For hard multi-task structure or learned metrics, warp the input through a small neural net and then apply a stationary kernel in the warped space. gpcam.deep_kernel_network.Network gives you an MLP whose weights you read out of hps:

from gpcam.deep_kernel_network import Network
from gpcam.kernels import get_distance_matrix, matern_kernel_diff1

iset_dim = 3
layer_width = 5
n = Network(iset_dim, layer_width)
# n.number_of_hps tells you how many NN hyperparameters to reserve.

def deep_kernel(x1, x2, hps):
    signal_var, length_scale = hps[0], hps[1]
    # unpack the remaining hps into n.set_weights / n.set_biases (layout: see manual)
    x1_nn = n.forward(x1)
    x2_nn = n.forward(x2)
    d = get_distance_matrix(x1_nn, x2_nn)
    return signal_var * matern_kernel_diff1(d, length_scale)

Hyperparameter layout: hps[0]=signal_var, hps[1]=length_scale, hps[2:] = flattened NN weights+biases in the order Network expects. Use method="mcmc" or method="adam" for training; global/local don't scale well to NN-sized hyperparameter vectors.

Smoothness Guide

Kernel	Smoothness	When to Use
Matérn-1/2 (exponential)	Rough, continuous but not differentiable	Sharp peaks, discontinuities
Matérn-3/2	Once differentiable	Default choice — most physical data
Matérn-5/2	Twice differentiable	Smoother physical signals
Squared Exponential (RBF)	Infinitely smooth	Very smooth data; tends to oversmooth

Hyperparameter Coordination

Critical: When designing a custom kernel, you must:

1. Document the hyperparameter layout — which index maps to what
2. Set matching bounds — the hyperparameter_bounds array must have one row per hyperparameter
3. Coordinate with noise/mean functions — all three share the same hyperparameter vector

# ALWAYS include a comment block like this:
#
# Hyperparameter layout for my_kernel:
# hps[0]     = signal variance          bounds: [0.001, 100]
# hps[1]     = length scale dim 0       bounds: [0.01, range_dim0 * 10]
# hps[2]     = length scale dim 1       bounds: [0.01, range_dim1 * 10]
# hps[3]     = period (if periodic)     bounds: [expected_period * 0.5, expected_period * 2]

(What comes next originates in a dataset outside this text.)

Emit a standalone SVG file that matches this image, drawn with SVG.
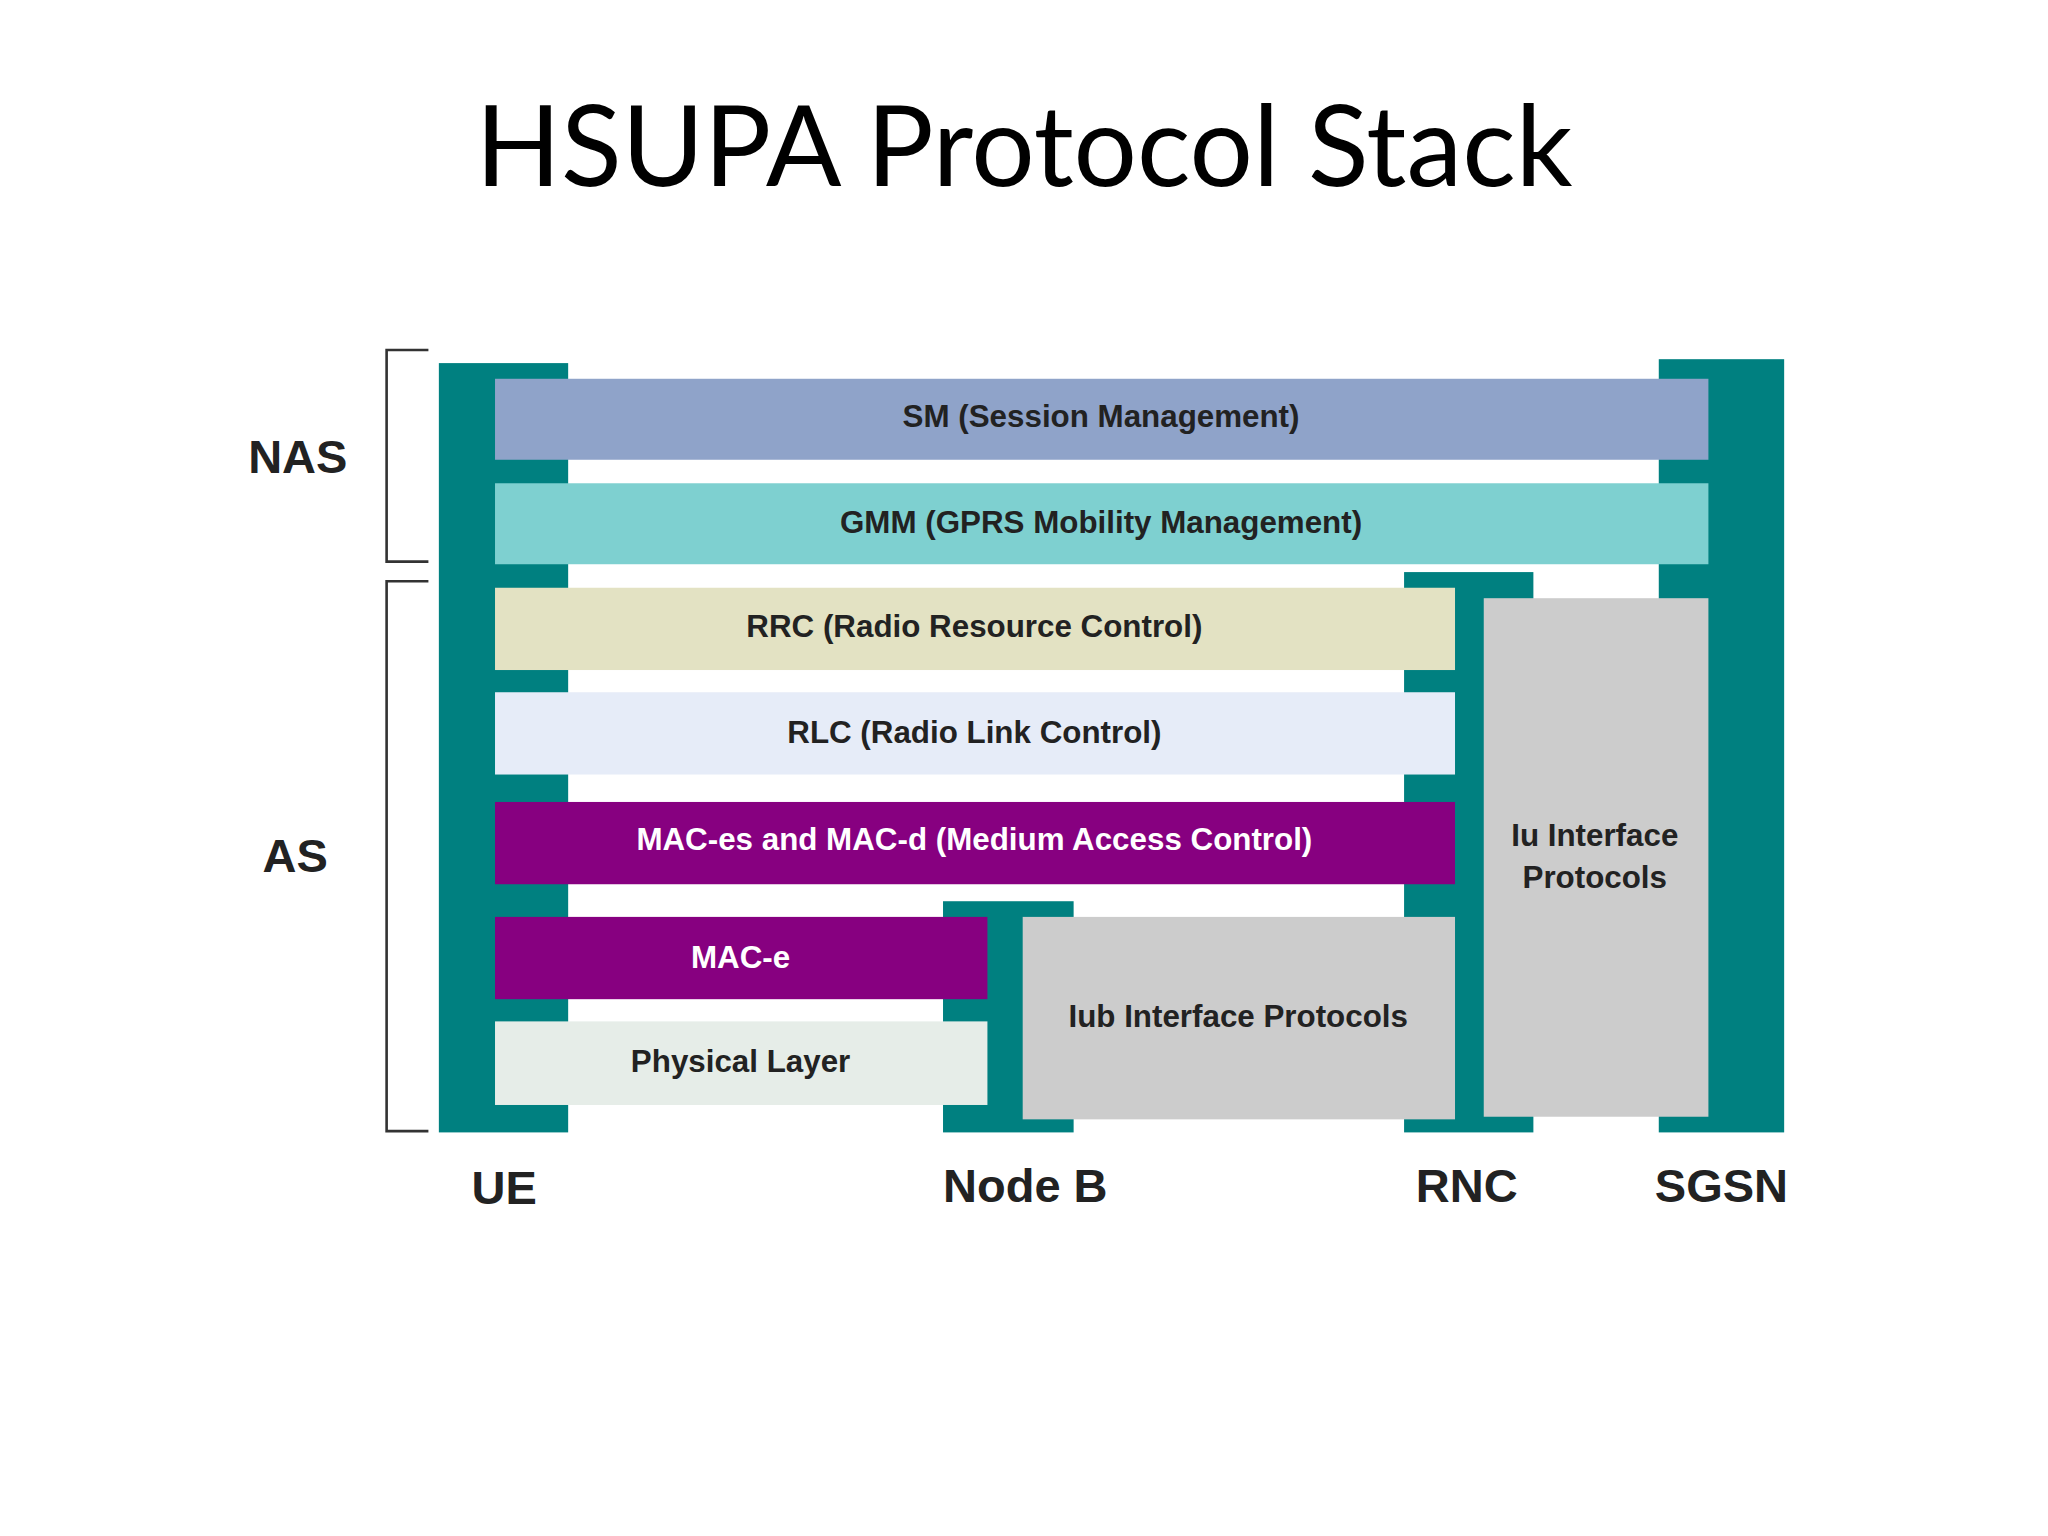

Setting Initial Hyperparameters

• Signal variance: start near np.var(y_data) or 1.0
• Length scales: start near 0.1 * range(x_dim) — not too small (overfitting) or too large (underfitting)
• Period: start near the expected period if known

Setting Bounds

• Signal variance: [0.001, 10 * np.std(y_data)]
• Length scales: [0.01, 10 * range(x_dim)] — lower bound prevents overfitting
• Period: [0.5 * expected, 2 * expected] — tight if well-known

Common Pitfalls

1. Non-PSD kernel: Sums and products of valid kernels are valid. Differences are NOT guaranteed PSD.
2. Python loops over data: Use np.subtract.outer and vectorized ops. A double for-loop over N points is O(N²) in Python — unusable for >100 points.
3. Forgetting signal variance: Always include a leading amplitude hyperparameter (hps[0] * ...).
4. Length scale = 0: Causes division by zero. Set lower bounds > 0 (e.g., 0.001).
5. Mismatched hyperparameter count: The bounds array rows must equal the total hyperparameter vector length.

Reference

See gpcam/kernels.py (re-exports the fvGP kernel library) for the full library of kernel building blocks and the gpCAM documentation for mathematical details.